Your Electricity Bill is charged by the Kilowatt Hour (kWh) or Unit. 1 kWh equals 1 Kilowatt (kW) or 1,000 Watts (W) being used for an hour. On most equipment that you buy in shops today, their power consumption is marked in Watts or Kilowatts. If the equipment is only marked in Amps you will need to use use the formula P=IV where

P= Power (Watts)

I= Current (Amps)

V= Volts

a pretty good indication can be arrived at as to how much it costs to run them.

We will take an average electric shower of 8kW at 230v and 8.5kW at 240v. Sometimes there will be two indications of power consumption as the UK voltage is being dropped from 240v to 230v which I believe should happen by 2006.

As we know how many kW the shower uses, it is relatively simple to work out the cost to run it. On you Electricity Bill the cost per Unit or kWh is shown in Pence. We will take take an example of 8.59p/kWh or Unit.

We can therefore carry out the following calculation:

8kW (@230v) x 8.59p = 68.72p or if we divide the answer by 100 the answer will be £0.69. This means for every WHOLE hour the shower is being used it will cost roughly £0.69. This means for the average 10 min shower it will cost about £0.11.

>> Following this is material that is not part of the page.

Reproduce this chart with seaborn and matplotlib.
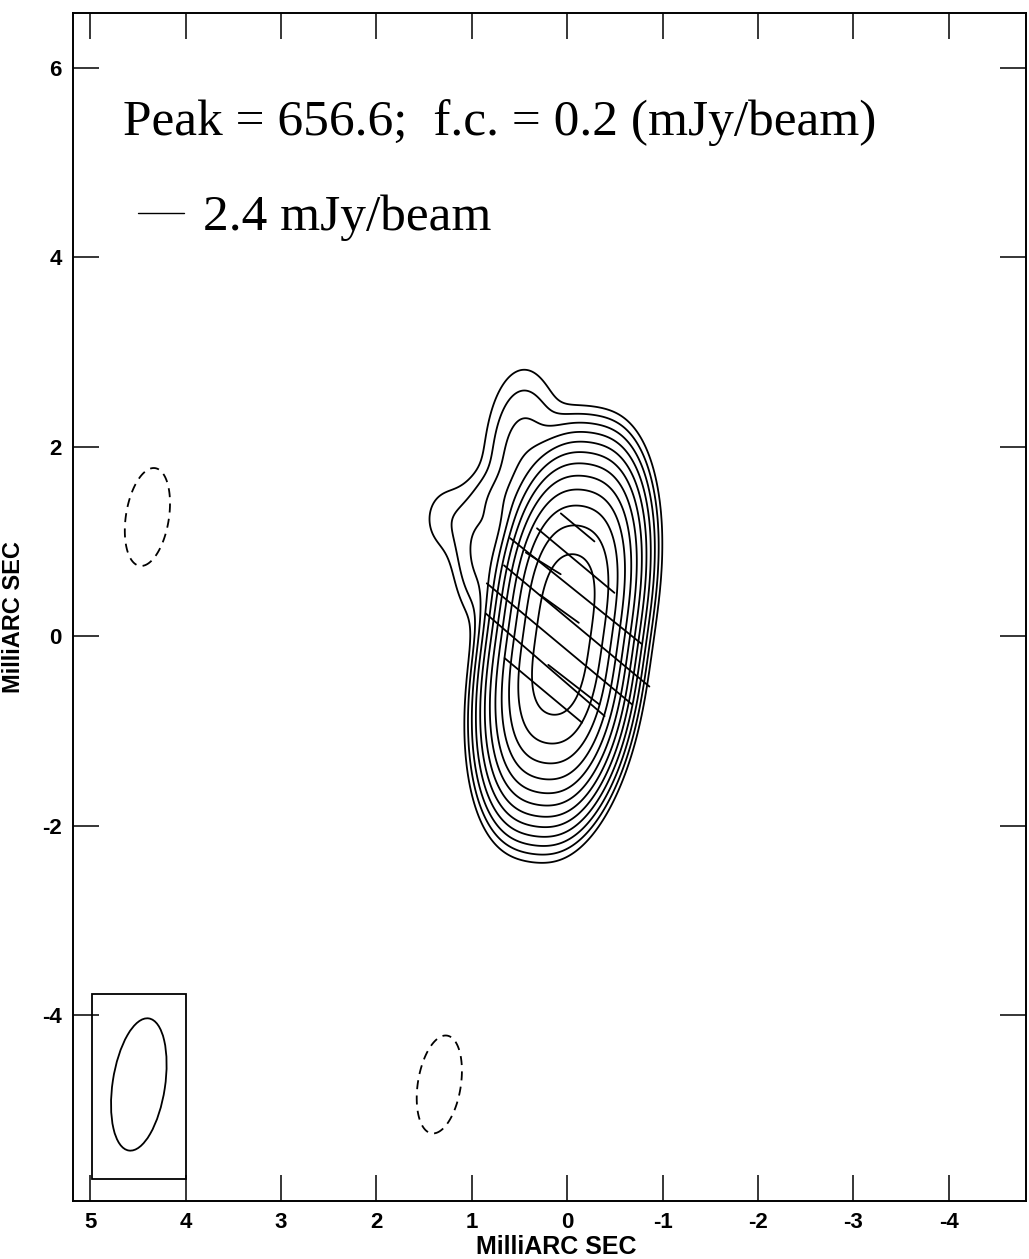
import numpy as np
import pandas as pd
import matplotlib
matplotlib.use("Agg")
import matplotlib.pyplot as plt
from matplotlib.patches import Ellipse, Rectangle
import seaborn as sns

# ---------------- data ----------------
peak_label = "Peak = 656.6;  f.c. = 0.2 (mJy/beam)"
vector_label = "2.4 mJy/beam"
axis_label = "MilliARC SEC"

first_contour = 0.2                      # mJy/beam
contour_multipliers = [-1, 1, 2, 4, 8, 16, 32, 64, 128, 256, 512, 1024, 2048]

# Gaussian brightness components (x = RA offset, y = Dec offset, mas; mJy/beam)
comp_x    = [0.132, -0.185, 0.265, -0.052, 0.45, 0.92, 1.26, 0.70, 4.40, 1.34]
comp_y    = [0.518, 0.473, -0.433, -0.478, 1.75, 0.85, 1.24, 1.45, 1.26, -4.73]
comp_amp  = [365.3, 365.3, 365.3, 365.3, 1.3, 0.85, 0.30, 0.42, -0.3, -0.3]
comp_smaj = [0.49, 0.49, 0.49, 0.49, 0.55, 0.38, 0.28, 0.18, 0.58, 0.58]
comp_smin = [0.20, 0.20, 0.20, 0.20, 0.22, 0.16, 0.20, 0.18, 0.25, 0.25]
comp_pa   = [-8, -8, -8, -8, 0, 0, 0, 0, -9, -9]

# polarization (EVPA) vectors: centre, length (mas), position angle (deg)
pol_x    = [-0.11, -0.09, -0.09, 0.25, 0.08, -0.10, 0.08, 0.23, 0.25, -0.07]
pol_y    = [1.15, 0.80, 0.48, 0.77, 0.29, 0.11, -0.08, -0.30, -0.57, -0.51]
pol_len  = [0.46, 1.06, 1.77, 0.43, 0.50, 1.99, 1.99, 1.65, 1.06, 0.68]
pol_evpa = [50, 50, 51, 58, 54, 50, 50, 49, 50, 52]

# scale bar of the vectors
scale_x, scale_y, scale_len = 4.50, 4.47, 0.48

# restoring beam
beam_x, beam_y = 4.49, -4.73
beam_maj, beam_min, beam_pa = 1.41, 0.55, -8.5
beam_box = (4.0, -5.73, 0.98, 1.96)     # x0, y0, width, height

x_ticks = [5, 4, 3, 2, 1, 0, -1, -2, -3, -4]
y_ticks = [-4, -2, 0, 2, 4, 6]
x_limits = (5.18, -4.81)
y_limits = (-5.96, 6.58)

# ---------------- style ----------------
sns.set_theme(style="white")
plt.rcParams["font.family"] = ["Liberation Sans", "DejaVu Sans"]
plt.rcParams["axes.unicode_minus"] = False
plt.rcParams["text.color"] = "black"
plt.rcParams["axes.labelcolor"] = "black"
plt.rcParams["xtick.color"] = "black"
plt.rcParams["ytick.color"] = "black"

fig = plt.figure(figsize=(10.29, 12.59), dpi=100)
ax = fig.add_axes([73 / 1029, 58 / 1259, 953 / 1029, 1188 / 1259])

# ---------------- map ----------------
gx = np.linspace(x_limits[1], x_limits[0], 900)
gy = np.linspace(y_limits[0], y_limits[1], 1100)
X, Y = np.meshgrid(gx, gy)
Z = np.zeros_like(X)
for x0, y0, a, sj, sn, pa in zip(comp_x, comp_y, comp_amp, comp_smaj, comp_smin, comp_pa):
    t = np.deg2rad(pa)
    dx, dy = X - x0, Y - y0
    v = dx * np.sin(t) + dy * np.cos(t)
    u = dx * np.cos(t) - dy * np.sin(t)
    Z += a * np.exp(-0.5 * (u / sn) ** 2 - 0.5 * (v / sj) ** 2)

levels = [first_contour * m for m in contour_multipliers]
styles = [(0, (5, 3.5)) if lv < 0 else "solid" for lv in levels]
ax.contour(X, Y, Z, levels=levels, colors="black", linewidths=1.3,
           linestyles=styles)

# ---------------- polarization vectors ----------------
rows = []
for i, (cx, cy, L, pa) in enumerate(zip(pol_x, pol_y, pol_len, pol_evpa)):
    t = np.deg2rad(pa)
    ex, ey = 0.5 * L * np.sin(t), 0.5 * L * np.cos(t)
    rows.append({"seg": i, "order": 0, "x": cx + ex, "y": cy + ey})
    rows.append({"seg": i, "order": 1, "x": cx - ex, "y": cy - ey})
vec_df = pd.DataFrame(rows)
sns.lineplot(data=vec_df, x="x", y="y", units="seg", estimator=None, sort=False,
             color="black", linewidth=1.3, ax=ax, legend=False)

# scale bar + labels
ax.plot([scale_x, scale_x - scale_len], [scale_y, scale_y], color="black", lw=1.0)
ax.text(3.82, 4.29, vector_label, fontsize=37, family=["Liberation Serif"],
        color="black", ha="left", va="baseline")
ax.text(4.66, 5.29, peak_label, fontsize=37, family=["Liberation Serif"],
        color="black", ha="left", va="baseline")

# beam
bx0, by0, bw, bh = beam_box
ax.add_patch(Rectangle((bx0, by0), bw, bh, fill=False, edgecolor="black", lw=1.3))
ax.add_patch(Ellipse((beam_x, beam_y), width=beam_min, height=beam_maj,
                     angle=-beam_pa, fill=False, edgecolor="black", lw=1.3))

# ---------------- axes ----------------
ax.set_xlim(*x_limits)
ax.set_ylim(*y_limits)
ax.set_xticks(x_ticks)
ax.set_yticks(y_ticks)
ax.set_xticklabels([str(t) for t in x_ticks])
ax.set_yticklabels([str(t) for t in y_ticks])
ax.tick_params(direction="in", length=18.5, width=1.1, top=True, right=True,
               bottom=True, left=True, pad=8, labelsize=16, colors="black")
for lab in ax.get_xticklabels() + ax.get_yticklabels():
    lab.set_fontweight("bold")
for sp in ax.spines.values():
    sp.set_color("black")
    sp.set_linewidth(1.4)
ax.set_xlabel(axis_label, fontsize=18, fontweight="bold", color="black")
ax.set_ylabel(axis_label, fontsize=17, fontweight="bold", color="black")
ax.xaxis.set_label_coords(0.507, -0.0285)
ax.yaxis.set_label_coords(-0.050, 0.4916)
ax.grid(False)

fig.savefig("out.png", dpi=100, facecolor="white")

8.5kW(@240v) x 8.59p = 73.015p or if we divide the answer by 100 the answer will be £0.73. This means for every WHOLE hour the shower is being used it will cost roughly £0.73. This means for the average 10 min shower it will cost about £0.12.

We will now look at your average 60W light bulb or lamp as an electrician refers to it. We must first convert Watts into Kilowatts which is done by dividing Watts by 1,000.

60W / 1,000 = 0.06 kW

By using the following calculation we can find out how much it costs to run the lamp for an hour assuming a voltage of 230v.

0.06kW x 8.59p = 0.5154p or if we divide the answer by 100 the answer will be £0.01. This means for every WHOLE hour the lamp is being used it will cost roughly £0.01.

If only the current is shown in Amps then it takes a longer to work out the cost. Using the formula P=IV, shown at the top of this page, we have to find out how many Watts the equipment uses. For an example we will assume that we are using something that draws 5 Amps and the voltage is 230 Volts.

P=IV

P= 5 (Amps) x 230 (Volts)

P = 1,150 Watts

We must now convert our answer into kW by dividing the answer of 1,150 Watts by 1,000 which gives you an answer of 1.15 kW. If we then multiply this new answer by 8.59p the answer is 9.8785p or £0.10. This means it will cost £0.10 to run the equipment constantly for a WHOLE hour.